* Provided entries *
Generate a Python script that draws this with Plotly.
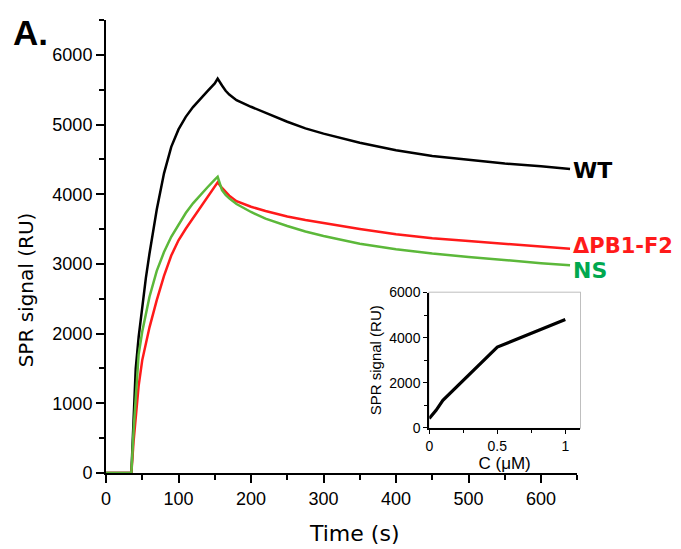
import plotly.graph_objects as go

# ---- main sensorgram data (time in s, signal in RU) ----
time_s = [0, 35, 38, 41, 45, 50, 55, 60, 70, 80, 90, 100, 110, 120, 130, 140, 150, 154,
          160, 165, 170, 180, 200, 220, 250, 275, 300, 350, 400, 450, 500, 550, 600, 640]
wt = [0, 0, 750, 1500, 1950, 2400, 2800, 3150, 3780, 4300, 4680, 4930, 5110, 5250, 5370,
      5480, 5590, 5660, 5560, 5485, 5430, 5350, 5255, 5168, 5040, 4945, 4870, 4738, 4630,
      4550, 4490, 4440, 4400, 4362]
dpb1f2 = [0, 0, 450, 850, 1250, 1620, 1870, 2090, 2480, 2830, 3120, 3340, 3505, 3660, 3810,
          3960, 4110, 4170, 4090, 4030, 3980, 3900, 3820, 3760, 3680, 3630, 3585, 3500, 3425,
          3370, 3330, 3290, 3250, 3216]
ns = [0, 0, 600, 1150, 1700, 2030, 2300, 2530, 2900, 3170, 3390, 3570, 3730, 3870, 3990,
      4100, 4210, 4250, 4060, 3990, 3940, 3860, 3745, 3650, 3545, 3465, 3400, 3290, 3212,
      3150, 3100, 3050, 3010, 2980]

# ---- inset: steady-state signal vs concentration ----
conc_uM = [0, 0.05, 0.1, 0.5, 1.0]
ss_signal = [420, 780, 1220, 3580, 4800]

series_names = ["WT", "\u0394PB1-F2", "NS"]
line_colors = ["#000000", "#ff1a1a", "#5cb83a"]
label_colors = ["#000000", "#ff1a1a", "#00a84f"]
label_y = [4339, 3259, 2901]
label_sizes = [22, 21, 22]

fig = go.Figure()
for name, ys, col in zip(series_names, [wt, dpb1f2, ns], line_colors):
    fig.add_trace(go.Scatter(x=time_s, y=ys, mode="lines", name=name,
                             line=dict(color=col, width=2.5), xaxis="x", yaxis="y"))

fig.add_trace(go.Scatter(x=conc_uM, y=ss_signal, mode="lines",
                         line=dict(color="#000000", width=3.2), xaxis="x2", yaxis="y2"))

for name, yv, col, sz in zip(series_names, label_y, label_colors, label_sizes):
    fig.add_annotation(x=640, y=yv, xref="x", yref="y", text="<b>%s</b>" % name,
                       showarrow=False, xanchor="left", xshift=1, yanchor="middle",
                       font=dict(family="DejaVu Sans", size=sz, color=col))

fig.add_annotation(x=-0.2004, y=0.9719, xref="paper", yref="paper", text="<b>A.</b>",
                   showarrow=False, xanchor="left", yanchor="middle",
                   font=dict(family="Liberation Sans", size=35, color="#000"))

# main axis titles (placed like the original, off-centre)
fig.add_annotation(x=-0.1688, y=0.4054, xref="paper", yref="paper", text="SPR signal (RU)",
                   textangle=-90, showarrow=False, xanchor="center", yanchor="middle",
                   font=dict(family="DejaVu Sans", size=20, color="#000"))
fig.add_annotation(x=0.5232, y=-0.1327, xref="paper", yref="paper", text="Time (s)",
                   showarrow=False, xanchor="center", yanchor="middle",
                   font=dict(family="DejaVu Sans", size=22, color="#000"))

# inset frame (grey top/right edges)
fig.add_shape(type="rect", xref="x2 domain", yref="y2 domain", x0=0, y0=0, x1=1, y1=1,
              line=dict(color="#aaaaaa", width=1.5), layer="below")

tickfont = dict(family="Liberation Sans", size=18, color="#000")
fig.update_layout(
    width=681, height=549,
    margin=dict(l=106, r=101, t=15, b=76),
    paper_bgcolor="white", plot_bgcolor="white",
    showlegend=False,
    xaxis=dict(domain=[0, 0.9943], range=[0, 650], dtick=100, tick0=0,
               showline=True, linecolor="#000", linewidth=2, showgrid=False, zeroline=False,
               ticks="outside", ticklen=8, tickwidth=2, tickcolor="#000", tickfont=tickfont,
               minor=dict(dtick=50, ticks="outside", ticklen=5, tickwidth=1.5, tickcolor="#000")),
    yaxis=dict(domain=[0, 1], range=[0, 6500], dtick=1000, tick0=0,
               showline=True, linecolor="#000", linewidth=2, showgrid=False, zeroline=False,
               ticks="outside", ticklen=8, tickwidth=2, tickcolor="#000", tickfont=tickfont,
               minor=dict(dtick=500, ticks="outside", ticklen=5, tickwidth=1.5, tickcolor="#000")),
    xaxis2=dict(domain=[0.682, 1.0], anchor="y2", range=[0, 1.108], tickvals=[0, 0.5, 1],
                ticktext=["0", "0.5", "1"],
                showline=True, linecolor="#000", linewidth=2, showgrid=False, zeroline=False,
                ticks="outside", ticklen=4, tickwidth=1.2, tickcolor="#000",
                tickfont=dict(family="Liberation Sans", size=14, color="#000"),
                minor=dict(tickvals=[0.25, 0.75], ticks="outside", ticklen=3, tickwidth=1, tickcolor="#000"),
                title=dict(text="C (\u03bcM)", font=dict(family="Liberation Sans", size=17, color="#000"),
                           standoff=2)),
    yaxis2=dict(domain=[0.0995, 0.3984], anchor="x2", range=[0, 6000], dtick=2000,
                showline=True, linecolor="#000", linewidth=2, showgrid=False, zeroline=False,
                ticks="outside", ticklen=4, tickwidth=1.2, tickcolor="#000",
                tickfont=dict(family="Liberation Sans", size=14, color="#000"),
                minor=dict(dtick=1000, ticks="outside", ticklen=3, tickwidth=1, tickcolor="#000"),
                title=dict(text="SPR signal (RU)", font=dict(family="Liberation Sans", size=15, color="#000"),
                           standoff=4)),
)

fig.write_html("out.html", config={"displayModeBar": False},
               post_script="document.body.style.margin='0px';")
...
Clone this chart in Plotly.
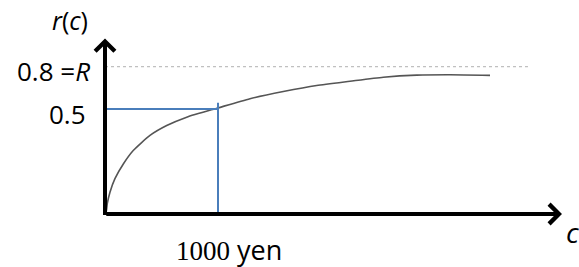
...
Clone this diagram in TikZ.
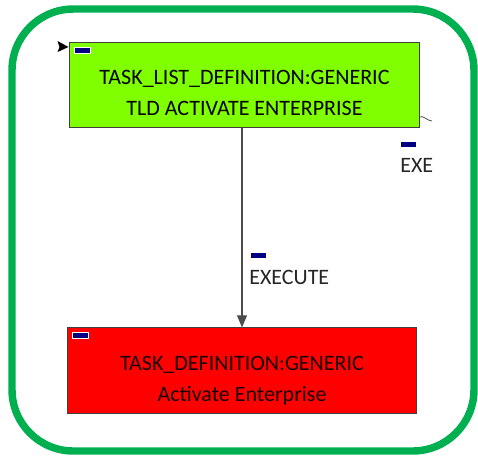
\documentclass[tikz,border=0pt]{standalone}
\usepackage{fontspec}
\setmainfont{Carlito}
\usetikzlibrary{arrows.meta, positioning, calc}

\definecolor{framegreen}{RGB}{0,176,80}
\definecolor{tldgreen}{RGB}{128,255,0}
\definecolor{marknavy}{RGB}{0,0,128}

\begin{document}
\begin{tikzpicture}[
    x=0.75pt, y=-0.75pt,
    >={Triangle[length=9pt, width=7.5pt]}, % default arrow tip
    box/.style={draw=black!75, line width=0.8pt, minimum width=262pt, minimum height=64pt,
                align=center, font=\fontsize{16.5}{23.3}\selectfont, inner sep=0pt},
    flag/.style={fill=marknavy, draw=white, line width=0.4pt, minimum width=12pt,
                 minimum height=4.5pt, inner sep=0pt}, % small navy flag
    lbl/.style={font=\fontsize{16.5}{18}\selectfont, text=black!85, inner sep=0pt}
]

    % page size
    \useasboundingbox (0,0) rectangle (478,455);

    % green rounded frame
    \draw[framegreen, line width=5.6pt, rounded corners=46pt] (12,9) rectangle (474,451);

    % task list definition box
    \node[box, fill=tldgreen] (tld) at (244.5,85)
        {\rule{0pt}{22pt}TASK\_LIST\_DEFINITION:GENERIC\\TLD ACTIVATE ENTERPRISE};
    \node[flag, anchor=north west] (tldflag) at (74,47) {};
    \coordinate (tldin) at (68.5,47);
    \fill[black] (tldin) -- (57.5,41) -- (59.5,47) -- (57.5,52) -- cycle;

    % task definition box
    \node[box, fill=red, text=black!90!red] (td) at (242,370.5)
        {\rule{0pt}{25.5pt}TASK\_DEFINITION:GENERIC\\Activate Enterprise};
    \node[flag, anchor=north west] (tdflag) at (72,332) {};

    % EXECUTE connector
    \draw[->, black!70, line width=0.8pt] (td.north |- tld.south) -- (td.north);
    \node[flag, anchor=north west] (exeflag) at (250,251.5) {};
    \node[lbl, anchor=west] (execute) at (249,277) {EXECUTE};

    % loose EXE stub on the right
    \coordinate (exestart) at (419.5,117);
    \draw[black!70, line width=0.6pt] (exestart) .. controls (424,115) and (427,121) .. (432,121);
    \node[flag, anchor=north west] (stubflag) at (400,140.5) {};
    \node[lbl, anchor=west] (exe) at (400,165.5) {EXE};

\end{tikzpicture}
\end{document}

* Stated goal *
Where a line holds "this", copy that line.

* Expected output *
Generate a Python script that draws this with Plotly.
Clone this chart in Plotly.
Clone this diagram in TikZ.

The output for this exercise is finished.